Open Source Kitchen Helps You Watch What You Eat

Every appliance business wants to be the one that invents the patented, license-able, and profitable standard that all the other companies have to use. Open Source Kitchen wants to beat them to it. 

Every beginning standard needs a test case, and OSK’s is a simple one. A bowl that tracks what you eat. While a simple concept, the way in which the data is shared, tracked, logged, and communicated is the real goal.

The current demo uses a Nvidia Jetson Nano as its processing center. This $100 US board packs a bit of a punch in its weight class. It processes the video from a camera held above the bowl of fruit, suspended by a scale in a squirrel shaped hangar, determining the calories in and calories out.

It’s an interesting idea. One wonders how the IoT boom might have played out if there had been a widespread standard ready to go before people started walling their gardens.

6 thoughts on “Open Source Kitchen Helps You Watch What You Eat

  1. For an Open Source Kitchen, I would expect the first thing to develop would be a refrigerator.
    A number of mfgrs already have “connected” fridges, putting a “standard” there would show that you are serious.
    But, a squirrel shaped fruit bowl?

    1. Go ahead and make something you think is worthy of this site then. Be the change you want to see because apparently there aren’t enough “hacks” for this site to post about, so they are reaching out to promote a community project.

  2. It’s an interesting project, but also the definition of overkill. I’ll leave the inevitable naysaying to others and simply say: I like the combination of a loadcell and a camera for food tracking.

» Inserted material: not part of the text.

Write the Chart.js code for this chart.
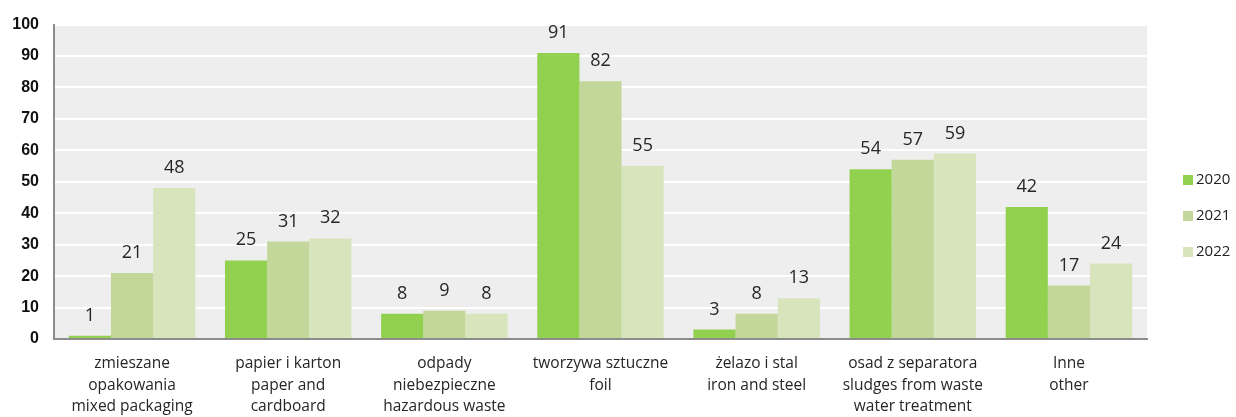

  3. A Jetson Nano and locked in place scale/fruit bowl seems to be the wrong idea to begin with in my opinion. I would have expected an app for your phone, and maybe a connected kitchen scale, if you really need some measurements.
    Basically everyone who would be interested in tracking all theyr food intake will have a phone with a camera anyway. The few people who don’t have such device will not be ready to track theyr food in a digital way anyway…
    Just snap a picture on your phone of the meal before you start eating, machine learning algorythms automatically identify what food that might be and what’s the approximate size of the portion. Store that on a cloud service and have a happy time tracking your food…
    I would never want to leave a complete trace of what i eattho. Maybe if there is a medical need for it one day, but right now, i don’t think this data would provide me any benefit.